I’m proud to be led by Richard Edelman, for whom this is a big issue. He has made some pretty concrete commitments about what we are going to do as a firm to make sure we look like the communities we wish to speak to and interact with for our clients.
What are your expectations for the Edelman ESG offer? Do you have concrete goals for the future?
At the moment the practice is led out of two hubs: London and New York, which is unsurprising because it’s rooted in capital markets and financial services work, and those are the two main global financial services centres.
We are adding to the team literally week by week because of the interest that there is. The ambition is that we build a market-leading ESG consultancy practice, which is global.

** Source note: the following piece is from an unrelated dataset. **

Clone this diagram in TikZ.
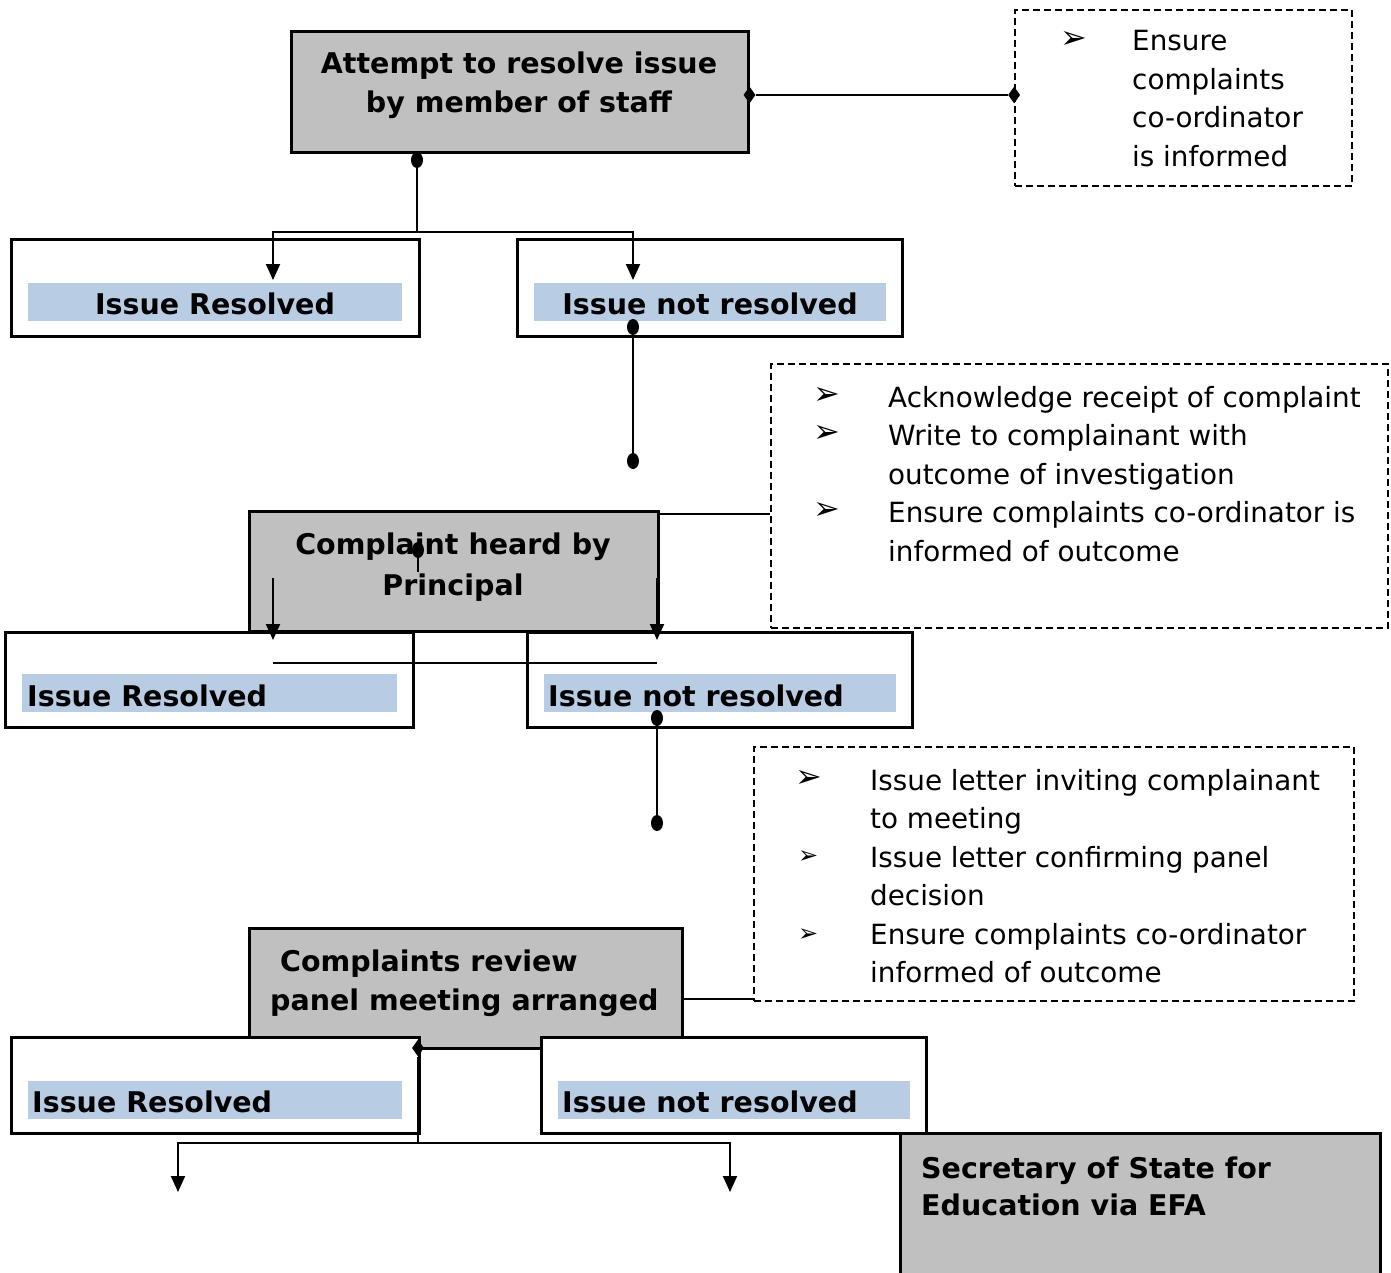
\documentclass[tikz,border=0pt]{standalone}
\usepackage{fontspec}
\setmainfont{DejaVu Sans}
\usetikzlibrary{arrows.meta,shapes.geometric}
\definecolor{boxgray}{HTML}{C0C0C0}
\definecolor{bandblue}{HTML}{B8CCE4}

\begin{document}
\begin{tikzpicture}[x=1pt,y=-1pt,
  box/.style={draw,line width=3pt,inner sep=0pt},
  graybox/.style={box,fill=boxgray},
  whitebox/.style={box,fill=white},
  band/.style={fill=bandblue,inner sep=0pt,minimum height=38pt},
  note/.style={draw,line width=1.7pt,dash pattern=on 7pt off 4pt,inner sep=0pt},
  head/.style={font=\fontsize{28.5}{39}\selectfont\bfseries,inner sep=0pt},
  body/.style={font=\fontsize{27.8}{38.5}\selectfont,inner sep=0pt,align=left,anchor=base west},
  tick/.style={font=\fontsize{32}{32}\selectfont\bfseries,inner sep=0pt,anchor=west},
  small tick/.style={tick,font=\fontsize{24}{24}\selectfont\bfseries},
  ball/.style={ellipse,fill,inner sep=0pt,minimum width=12pt,minimum height=16pt},
  gem/.style={diamond,fill,inner sep=0pt,minimum width=12pt,minimum height=17pt},
  wire/.style={line width=2pt},
  arr/.style={wire,-{Triangle[length=16pt,width=14pt]}}]
\useasboundingbox (0,0) rectangle (1391,1273);

% first stage
\node [graybox,minimum width=457pt,minimum height=121pt] (attempt) at (519.5,92.5) {};
\node [head,align=center,anchor=base] (attemptT) at (519,113) {Attempt to resolve issue\\by member of staff};
\node [note,minimum width=337pt,minimum height=176pt] (note1) at (1183.5,98) {};
\node [tick] (b11) at (1060,40) {➢};
\node [body] (note1T) at (1132,166.5) {Ensure\\complaints\\co-ordinator\\is informed};

\node [whitebox,minimum width=408pt,minimum height=96pt] (res1) at (215,288) {};
\node [band,minimum width=374pt] (band1) at (215,302) {};
\node [head,anchor=base] (res1T) at (215,314) {Issue Resolved};
\node [whitebox,minimum width=385pt,minimum height=96pt] (nres1) at (709.5,288) {};
\node [band,minimum width=352pt] (nband1) at (710,302) {};
\node [head,anchor=base] (nres1T) at (710,314) {Issue not resolved};

% second stage
\node [note,minimum width=617pt,minimum height=264pt] (note2) at (1079.5,496) {};
\node [tick] (b21) at (813,396) {➢};
\node [tick] (b22) at (813,434) {➢};
\node [tick] (b23) at (813,511) {➢};
\node [body] (note2T) at (888,561) {Acknowledge receipt of complaint\\Write to complainant with\\outcome of investigation\\Ensure complaints co-ordinator is\\informed of outcome};

\node [graybox,minimum width=409pt,minimum height=120pt] (heard) at (453.5,571) {};
\node [head,align=center,anchor=base,font=\fontsize{28.5}{41}\selectfont\bfseries] (heardT) at (453,595) {Complaint heard by\\Principal};

\node [whitebox,minimum width=408pt,minimum height=95pt] (res2) at (209,679.5) {};
\node [band,minimum width=375pt] (band2) at (209.5,693) {};
\node [head,anchor=base west] (res2T) at (27,706) {Issue Resolved};
\node [whitebox,minimum width=385pt,minimum height=95pt] (nres2) at (719.5,679.5) {};
\node [band,minimum width=352pt] (nband2) at (720,693) {};
\node [head,anchor=base west] (nres2T) at (548,706) {Issue not resolved};

% third stage
\node [note,minimum width=600pt,minimum height=254pt] (note3) at (1054,874) {};
\node [tick] (b31) at (795,779) {➢};
\node [small tick] (b32) at (798,857) {➢};
\node [small tick] (b33) at (798,935) {➢};
\node [body] (note3T) at (870,982.5) {Issue letter inviting complainant\\to meeting\\Issue letter confirming panel\\decision\\Ensure complaints co-ordinator\\informed of outcome};

\node [graybox,minimum width=433pt,minimum height=120pt] (panel) at (465.5,988) {};
\node [head,align=left,anchor=base west] (panelT) at (270,1010) {\hspace*{10pt}Complaints review\\panel meeting arranged};

\node [whitebox,minimum width=408pt,minimum height=96pt] (res3) at (215,1085) {};
\node [band,minimum width=374pt] (band3) at (215,1100) {};
\node [head,anchor=base west] (res3T) at (32,1112) {Issue Resolved};
\node [whitebox,minimum width=385pt,minimum height=96pt] (nres3) at (733.5,1085) {};
\node [band,minimum width=352pt] (nband3) at (734,1100) {};
\node [head,anchor=base west] (nres3T) at (562,1112) {Issue not resolved};

\node [graybox,minimum width=480pt,minimum height=160pt] (sos) at (1140,1213) {};
\node [head,align=left,anchor=base west,font=\fontsize{28.5}{37}\selectfont\bfseries] (sosT) at (921,1215) {Secretary of State for\\Education via EFA};

% connectors
\node [gem] (gemA) at ([yshift=-2.5pt]attempt.east) {};
\node [gem] (gemN) at (gemA -| note1.west) {};
\draw [wire] (gemA) -- (gemN);
\node [ball] (ballA) at (417,160) {};
\coordinate (forkA) at (417,232);
\coordinate (inR1) at (273,280);
\coordinate (inN1) at (633,280);
\draw [wire] (ballA) -- (forkA);
\draw [arr] (forkA) -| (inR1);
\draw [arr] (forkA) -| (inN1);
\node [ball] (ballN1) at (633,327) {};
\node [ball] (ballN1b) at (633,461) {};
\draw [wire] (ballN1) -- (ballN1b);

\draw [wire] ([yshift=-4pt]heard.north east) -- ([yshift=-4pt]heard.north east -| note2.west);
\node [ball] (ballH) at (418,550) {};
\coordinate (stubH) at (418,572);
\draw [wire] (ballH) -- (stubH);
\coordinate (tailL) at (273,578);
\coordinate (headL) at (273,640);
\coordinate (tailR) at (657,578);
\coordinate (headR) at (657,640);
\draw [arr] (tailL) -- (headL);
\draw [arr] (tailR) -- (headR);
\coordinate (barL) at (273,663);
\coordinate (barR) at (657,663);
\draw [wire] (barL) -- (barR);
\node [ball] (ballN2) at (657,718) {};
\node [ball] (ballN2b) at (657,823) {};
\draw [wire] (ballN2) -- (ballN2b);

\draw [wire] ([yshift=-11pt]panel.east) -- ([yshift=-11pt]panel.east -| note3.west);
\node [gem] (gemP) at (418,1048) {};
\coordinate (forkP) at (418,1143);
\coordinate (outL) at (178,1192);
\coordinate (outR) at (730,1192);
\draw [wire] (gemP) -- (forkP);
\draw [arr] (forkP) -| (outL);
\draw [arr] (forkP) -| (outR);
\end{tikzpicture}
\end{document}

If a year on from now we’ve got a fully functioning, fledgling consultancy operating globally, led out of the two main hubs, with capability in every major financial centre in the world, then I think we’ll be very happy.
How is PR different from your expectations?
It has been really fulfilling, returning to a global professional services firm and working with some incredible minds for some brilliant clients.
I kind of feel a bit guilty for saying it, but I haven’t looked back and thought: “Oh my God, I really miss what I did before.” As I said, it was a privilege to serve, but I really don’t miss it.
A return to politics is not very likely, then?
[Laughs] People say: “Never say never,” but I can honestly say that I can never envisage that happening. I’ve done that.
You have a particular shelf-life in politics and I think it’s important that politics refreshes itself with new people, and that should not be one where figures from previous eras come back.
I’ve started a new chapter and I don’t want to go back to the old one.